-- START Stored data --
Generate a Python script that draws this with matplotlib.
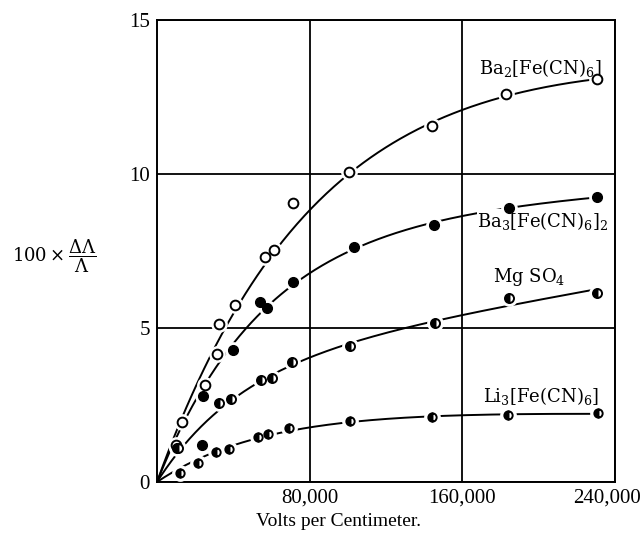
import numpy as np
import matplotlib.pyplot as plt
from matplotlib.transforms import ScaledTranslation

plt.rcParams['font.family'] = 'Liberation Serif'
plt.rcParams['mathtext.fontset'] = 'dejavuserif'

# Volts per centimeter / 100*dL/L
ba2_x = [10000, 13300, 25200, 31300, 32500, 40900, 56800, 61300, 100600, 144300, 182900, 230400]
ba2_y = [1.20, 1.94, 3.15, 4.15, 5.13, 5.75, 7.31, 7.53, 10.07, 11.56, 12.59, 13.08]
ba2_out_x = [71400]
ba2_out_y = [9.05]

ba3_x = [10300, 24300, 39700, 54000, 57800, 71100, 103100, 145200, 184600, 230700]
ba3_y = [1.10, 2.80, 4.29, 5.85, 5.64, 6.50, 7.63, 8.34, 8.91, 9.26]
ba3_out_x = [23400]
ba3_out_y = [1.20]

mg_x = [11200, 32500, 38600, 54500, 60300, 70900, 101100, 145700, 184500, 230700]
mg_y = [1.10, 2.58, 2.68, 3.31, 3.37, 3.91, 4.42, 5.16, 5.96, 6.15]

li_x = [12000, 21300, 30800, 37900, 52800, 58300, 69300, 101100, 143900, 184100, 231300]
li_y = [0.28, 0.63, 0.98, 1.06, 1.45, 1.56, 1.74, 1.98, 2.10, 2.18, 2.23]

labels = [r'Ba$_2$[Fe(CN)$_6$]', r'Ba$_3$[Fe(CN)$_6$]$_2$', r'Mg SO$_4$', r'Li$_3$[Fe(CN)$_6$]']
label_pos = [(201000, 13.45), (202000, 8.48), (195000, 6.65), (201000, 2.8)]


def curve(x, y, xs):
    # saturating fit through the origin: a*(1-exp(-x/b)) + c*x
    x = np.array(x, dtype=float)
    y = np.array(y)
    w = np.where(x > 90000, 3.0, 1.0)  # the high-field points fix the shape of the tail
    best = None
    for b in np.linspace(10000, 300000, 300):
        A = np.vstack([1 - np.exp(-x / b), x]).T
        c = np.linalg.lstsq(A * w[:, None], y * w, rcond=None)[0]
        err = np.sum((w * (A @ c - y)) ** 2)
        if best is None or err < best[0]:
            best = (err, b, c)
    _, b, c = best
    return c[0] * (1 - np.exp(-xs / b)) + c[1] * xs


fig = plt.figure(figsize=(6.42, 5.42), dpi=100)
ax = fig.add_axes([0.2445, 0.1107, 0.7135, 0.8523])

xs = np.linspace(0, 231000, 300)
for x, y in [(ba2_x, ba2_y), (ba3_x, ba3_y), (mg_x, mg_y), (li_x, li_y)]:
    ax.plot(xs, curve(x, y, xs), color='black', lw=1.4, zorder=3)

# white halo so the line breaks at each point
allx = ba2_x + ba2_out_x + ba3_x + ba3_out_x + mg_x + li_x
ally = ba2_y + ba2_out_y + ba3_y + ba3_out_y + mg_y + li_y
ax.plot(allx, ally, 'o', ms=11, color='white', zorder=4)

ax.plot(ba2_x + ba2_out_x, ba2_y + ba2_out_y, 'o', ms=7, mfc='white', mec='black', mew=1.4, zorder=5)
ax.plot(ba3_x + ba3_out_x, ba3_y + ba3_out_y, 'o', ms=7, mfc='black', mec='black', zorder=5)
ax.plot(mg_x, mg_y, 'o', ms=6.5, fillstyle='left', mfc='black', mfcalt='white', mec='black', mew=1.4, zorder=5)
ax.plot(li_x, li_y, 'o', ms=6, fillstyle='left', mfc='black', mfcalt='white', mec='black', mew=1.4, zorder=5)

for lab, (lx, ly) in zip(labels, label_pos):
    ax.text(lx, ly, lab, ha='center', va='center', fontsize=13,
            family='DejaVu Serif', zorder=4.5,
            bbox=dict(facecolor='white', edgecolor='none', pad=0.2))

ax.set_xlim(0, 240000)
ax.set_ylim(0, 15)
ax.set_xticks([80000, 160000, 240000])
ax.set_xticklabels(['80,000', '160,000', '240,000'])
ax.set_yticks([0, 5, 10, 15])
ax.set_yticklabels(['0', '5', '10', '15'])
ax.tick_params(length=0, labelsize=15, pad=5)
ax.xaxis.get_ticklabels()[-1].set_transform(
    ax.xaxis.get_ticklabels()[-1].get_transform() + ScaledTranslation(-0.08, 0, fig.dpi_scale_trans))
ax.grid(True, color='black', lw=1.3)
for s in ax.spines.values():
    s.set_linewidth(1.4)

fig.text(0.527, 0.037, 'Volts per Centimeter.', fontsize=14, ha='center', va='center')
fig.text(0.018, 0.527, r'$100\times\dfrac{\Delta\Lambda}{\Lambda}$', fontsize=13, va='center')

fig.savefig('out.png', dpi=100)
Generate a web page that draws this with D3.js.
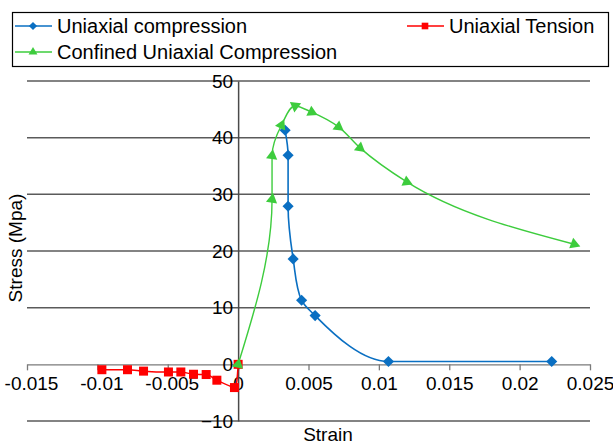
-- END Stored data --
--- Aim ---
Transcribe the opening line of the listing above, please, and every line after it through the line with "5.16, 5.96, 6.15]", word for word, without pictures.

--- Finished exercise ---
Generate a Python script that draws this with matplotlib.
import numpy as np
import matplotlib.pyplot as plt
from matplotlib.transforms import ScaledTranslation

plt.rcParams['font.family'] = 'Liberation Serif'
plt.rcParams['mathtext.fontset'] = 'dejavuserif'

# Volts per centimeter / 100*dL/L
ba2_x = [10000, 13300, 25200, 31300, 32500, 40900, 56800, 61300, 100600, 144300, 182900, 230400]
ba2_y = [1.20, 1.94, 3.15, 4.15, 5.13, 5.75, 7.31, 7.53, 10.07, 11.56, 12.59, 13.08]
ba2_out_x = [71400]
ba2_out_y = [9.05]

ba3_x = [10300, 24300, 39700, 54000, 57800, 71100, 103100, 145200, 184600, 230700]
ba3_y = [1.10, 2.80, 4.29, 5.85, 5.64, 6.50, 7.63, 8.34, 8.91, 9.26]
ba3_out_x = [23400]
ba3_out_y = [1.20]

mg_x = [11200, 32500, 38600, 54500, 60300, 70900, 101100, 145700, 184500, 230700]
mg_y = [1.10, 2.58, 2.68, 3.31, 3.37, 3.91, 4.42, 5.16, 5.96, 6.15]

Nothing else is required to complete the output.